Rows from a dataset of charts and code
──────

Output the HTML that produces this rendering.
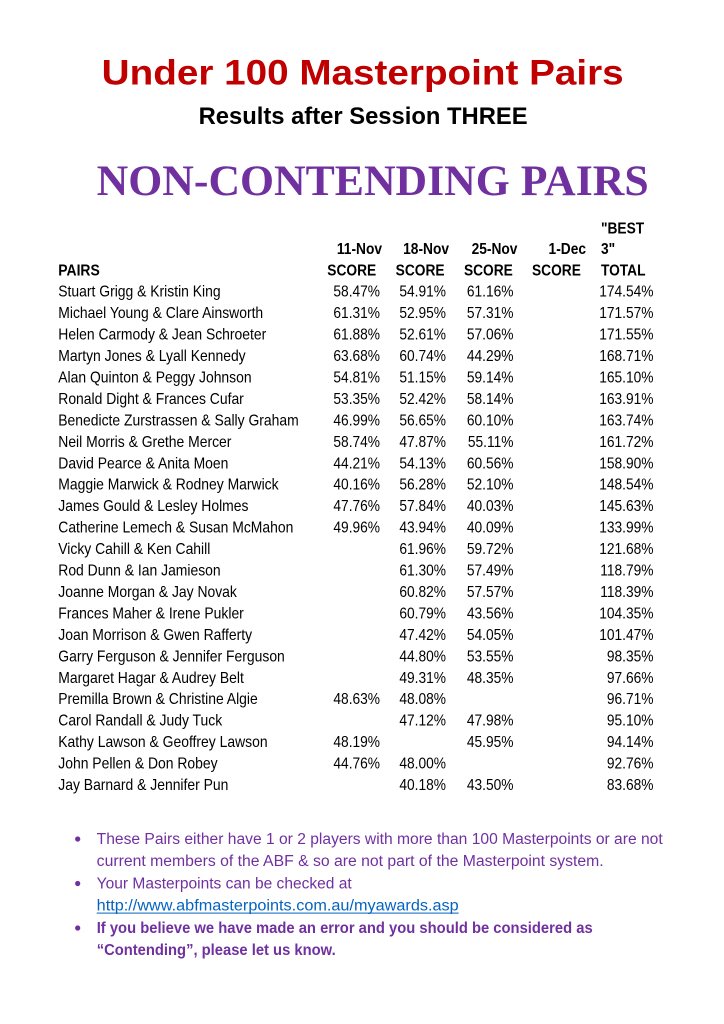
<!DOCTYPE html>
<html><head><meta charset="utf-8"><style>
html,body{margin:0;padding:0;background:#fff;}
svg{display:block;}
</style></head><body>
<svg width="724" height="1024" viewBox="0 0 724 1024" xmlns="http://www.w3.org/2000/svg">
<rect width="724" height="1024" fill="#fff"/>
<text x="101.7" y="84.3" font-family="Liberation Sans, sans-serif" font-weight="bold" font-size="35" fill="#C00000" textLength="522" lengthAdjust="spacingAndGlyphs">Under 100 Masterpoint Pairs</text>
<text x="198.6" y="124" font-family="Liberation Sans, sans-serif" font-weight="bold" font-size="24" fill="#000" textLength="329" lengthAdjust="spacingAndGlyphs">Results after Session THREE</text>
<text x="96.7" y="195" font-family="Liberation Serif, serif" font-weight="bold" font-size="43" fill="#7030A0" textLength="552" lengthAdjust="spacingAndGlyphs">NON-CONTENDING PAIRS</text>

<g transform="scale(0.87 1)" font-family="Liberation Sans, sans-serif" font-size="16" fill="#000">
<text x="67.0" y="275.7" font-weight="bold">PAIRS</text>
<text x="67.0" y="296.7">Stuart Grigg &amp; Kristin King</text>
<text x="67.0" y="318.15">Michael Young &amp; Clare Ainsworth</text>
<text x="67.0" y="339.6">Helen Carmody &amp; Jean Schroeter</text>
<text x="67.0" y="361.05">Martyn Jones &amp; Lyall Kennedy</text>
<text x="67.0" y="382.5">Alan Quinton &amp; Peggy Johnson</text>
<text x="67.0" y="403.95">Ronald Dight &amp; Frances Cufar</text>
<text x="67.0" y="425.4">Benedicte Zurstrassen &amp; Sally Graham</text>
<text x="67.0" y="446.85">Neil Morris &amp; Grethe Mercer</text>
<text x="67.0" y="468.3">David Pearce &amp; Anita Moen</text>
<text x="67.0" y="489.75">Maggie Marwick &amp; Rodney Marwick</text>
<text x="67.0" y="511.2">James Gould &amp; Lesley Holmes</text>
<text x="67.0" y="532.65">Catherine Lemech &amp; Susan McMahon</text>
<text x="67.0" y="554.1">Vicky Cahill &amp; Ken Cahill</text>
<text x="67.0" y="575.55">Rod Dunn &amp; Ian Jamieson</text>
<text x="67.0" y="597">Joanne Morgan &amp; Jay Novak</text>
<text x="67.0" y="618.45">Frances Maher &amp; Irene Pukler</text>
<text x="67.0" y="639.9">Joan Morrison &amp; Gwen Rafferty</text>
<text x="67.0" y="661.35">Garry Ferguson &amp; Jennifer Ferguson</text>
<text x="67.0" y="682.8">Margaret Hagar &amp; Audrey Belt</text>
<text x="67.0" y="704.25">Premilla Brown &amp; Christine Algie</text>
<text x="67.0" y="725.7">Carol Randall &amp; Judy Tuck</text>
<text x="67.0" y="747.15">Kathy Lawson &amp; Geoffrey Lawson</text>
<text x="67.0" y="768.6">John Pellen &amp; Don Robey</text>
<text x="67.0" y="790.05">Jay Barnard &amp; Jennifer Pun</text>
</g>

<g transform="scale(0.86 1)" font-family="Liberation Sans, sans-serif" font-size="16" fill="#000">
<g font-weight="bold">
<text x="698.8" y="233.3">"BEST</text>
<text x="444.2" y="254" text-anchor="end">11-Nov</text>
<text x="522.1" y="254" text-anchor="end">18-Nov</text>
<text x="601.7" y="254" text-anchor="end">25-Nov</text>
<text x="681.4" y="254" text-anchor="end">1-Dec</text>
<text x="698.8" y="254">3"</text>
<text x="380.6" y="275.7">SCORE</text>
<text x="460.1" y="275.7">SCORE</text>
<text x="539.5" y="275.7">SCORE</text>
<text x="618.6" y="275.7">SCORE</text>
<text x="698.8" y="275.7">TOTAL</text>
</g>
<g>
<text x="441.9" y="296.7" text-anchor="end">58.47%</text><text x="518.6" y="296.7" text-anchor="end">54.91%</text><text x="597.1" y="296.7" text-anchor="end">61.16%</text><text x="759.9" y="296.7" text-anchor="end">174.54%</text>

<text x="441.9" y="318.15" text-anchor="end">61.31%</text><text x="518.6" y="318.15" text-anchor="end">52.95%</text><text x="597.1" y="318.15" text-anchor="end">57.31%</text><text x="759.9" y="318.15" text-anchor="end">171.57%</text>

<text x="441.9" y="339.6" text-anchor="end">61.88%</text><text x="518.6" y="339.6" text-anchor="end">52.61%</text><text x="597.1" y="339.6" text-anchor="end">57.06%</text><text x="759.9" y="339.6" text-anchor="end">171.55%</text>

<text x="441.9" y="361.05" text-anchor="end">63.68%</text><text x="518.6" y="361.05" text-anchor="end">60.74%</text><text x="597.1" y="361.05" text-anchor="end">44.29%</text><text x="759.9" y="361.05" text-anchor="end">168.71%</text>

<text x="441.9" y="382.5" text-anchor="end">54.81%</text><text x="518.6" y="382.5" text-anchor="end">51.15%</text><text x="597.1" y="382.5" text-anchor="end">59.14%</text><text x="759.9" y="382.5" text-anchor="end">165.10%</text>

<text x="441.9" y="403.95" text-anchor="end">53.35%</text><text x="518.6" y="403.95" text-anchor="end">52.42%</text><text x="597.1" y="403.95" text-anchor="end">58.14%</text><text x="759.9" y="403.95" text-anchor="end">163.91%</text>

<text x="441.9" y="425.4" text-anchor="end">46.99%</text><text x="518.6" y="425.4" text-anchor="end">56.65%</text><text x="597.1" y="425.4" text-anchor="end">60.10%</text><text x="759.9" y="425.4" text-anchor="end">163.74%</text>

<text x="441.9" y="446.85" text-anchor="end">58.74%</text><text x="518.6" y="446.85" text-anchor="end">47.87%</text><text x="597.1" y="446.85" text-anchor="end">55.11%</text><text x="759.9" y="446.85" text-anchor="end">161.72%</text>

<text x="441.9" y="468.3" text-anchor="end">44.21%</text><text x="518.6" y="468.3" text-anchor="end">54.13%</text><text x="597.1" y="468.3" text-anchor="end">60.56%</text><text x="759.9" y="468.3" text-anchor="end">158.90%</text>

<text x="441.9" y="489.75" text-anchor="end">40.16%</text><text x="518.6" y="489.75" text-anchor="end">56.28%</text><text x="597.1" y="489.75" text-anchor="end">52.10%</text><text x="759.9" y="489.75" text-anchor="end">148.54%</text>

<text x="441.9" y="511.2" text-anchor="end">47.76%</text><text x="518.6" y="511.2" text-anchor="end">57.84%</text><text x="597.1" y="511.2" text-anchor="end">40.03%</text><text x="759.9" y="511.2" text-anchor="end">145.63%</text>

<text x="441.9" y="532.65" text-anchor="end">49.96%</text><text x="518.6" y="532.65" text-anchor="end">43.94%</text><text x="597.1" y="532.65" text-anchor="end">40.09%</text><text x="759.9" y="532.65" text-anchor="end">133.99%</text>

<text x="518.6" y="554.1" text-anchor="end">61.96%</text><text x="597.1" y="554.1" text-anchor="end">59.72%</text><text x="759.9" y="554.1" text-anchor="end">121.68%</text>

<text x="518.6" y="575.55" text-anchor="end">61.30%</text><text x="597.1" y="575.55" text-anchor="end">57.49%</text><text x="759.9" y="575.55" text-anchor="end">118.79%</text>

<text x="518.6" y="597" text-anchor="end">60.82%</text><text x="597.1" y="597" text-anchor="end">57.57%</text><text x="759.9" y="597" text-anchor="end">118.39%</text>

<text x="518.6" y="618.45" text-anchor="end">60.79%</text><text x="597.1" y="618.45" text-anchor="end">43.56%</text><text x="759.9" y="618.45" text-anchor="end">104.35%</text>

<text x="518.6" y="639.9" text-anchor="end">47.42%</text><text x="597.1" y="639.9" text-anchor="end">54.05%</text><text x="759.9" y="639.9" text-anchor="end">101.47%</text>

<text x="518.6" y="661.35" text-anchor="end">44.80%</text><text x="597.1" y="661.35" text-anchor="end">53.55%</text><text x="759.9" y="661.35" text-anchor="end">98.35%</text>

<text x="518.6" y="682.8" text-anchor="end">49.31%</text><text x="597.1" y="682.8" text-anchor="end">48.35%</text><text x="759.9" y="682.8" text-anchor="end">97.66%</text>

<text x="441.9" y="704.25" text-anchor="end">48.63%</text><text x="518.6" y="704.25" text-anchor="end">48.08%</text><text x="759.9" y="704.25" text-anchor="end">96.71%</text>

<text x="518.6" y="725.7" text-anchor="end">47.12%</text><text x="597.1" y="725.7" text-anchor="end">47.98%</text><text x="759.9" y="725.7" text-anchor="end">95.10%</text>

<text x="441.9" y="747.15" text-anchor="end">48.19%</text><text x="597.1" y="747.15" text-anchor="end">45.95%</text><text x="759.9" y="747.15" text-anchor="end">94.14%</text>

<text x="441.9" y="768.6" text-anchor="end">44.76%</text><text x="518.6" y="768.6" text-anchor="end">48.00%</text><text x="759.9" y="768.6" text-anchor="end">92.76%</text>

<text x="518.6" y="790.05" text-anchor="end">40.18%</text><text x="597.1" y="790.05" text-anchor="end">43.50%</text><text x="759.9" y="790.05" text-anchor="end">83.68%</text>
</g>
</g>

<g fill="#7030A0">
<circle cx="77.7" cy="839" r="2.6"/>
<circle cx="77.7" cy="883.5" r="2.6"/>
<circle cx="77.7" cy="928" r="2.6"/>
</g>
<g font-family="Liberation Sans, sans-serif" font-size="15.5" fill="#7030A0">
<text x="96.7" y="844" textLength="566" lengthAdjust="spacingAndGlyphs">These Pairs either have 1 or 2 players with more than 100 Masterpoints or are not</text>
<text x="96.7" y="866.2" textLength="507" lengthAdjust="spacingAndGlyphs">current members of the ABF &amp; so are not part of the Masterpoint system.</text>
<text x="96.7" y="888.5" textLength="255" lengthAdjust="spacingAndGlyphs">Your Masterpoints can be checked at</text>
<text x="96.7" y="910.7" fill="#0563C1" textLength="362" lengthAdjust="spacingAndGlyphs">http://www.abfmasterpoints.com.au/myawards.asp</text>
<text x="96.7" y="933" font-weight="bold" textLength="496" lengthAdjust="spacingAndGlyphs">If you believe we have made an error and you should be considered as</text>
<text x="96.7" y="955.2" font-weight="bold" textLength="239" lengthAdjust="spacingAndGlyphs">“Contending”, please let us know.</text>
</g>
<rect x="96.7" y="912.6" width="362" height="1" fill="#0563C1"/>
</svg>
</body></html>
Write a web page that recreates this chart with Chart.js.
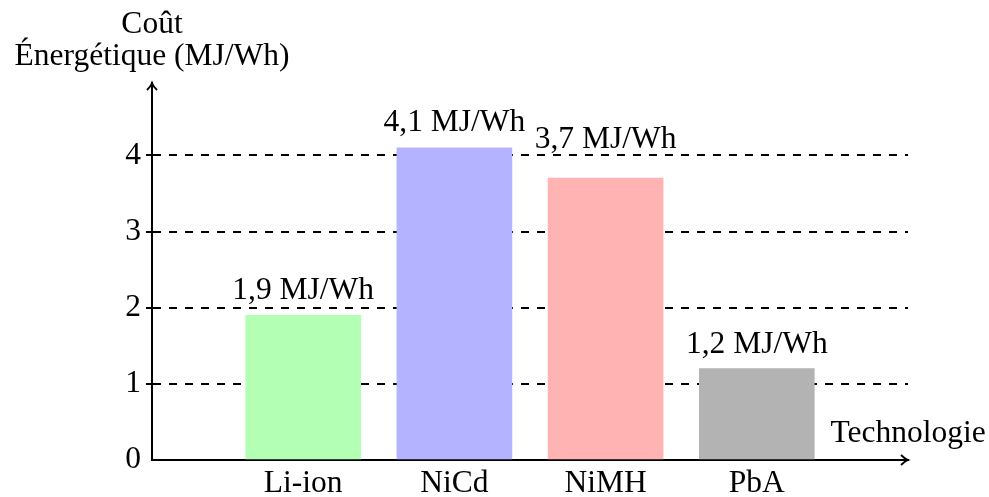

──────

Task instructions
Every line that holds the string "this" should be returned.

Expected answer
Output the HTML that produces this rendering.
Write a web page that recreates this chart with Chart.js.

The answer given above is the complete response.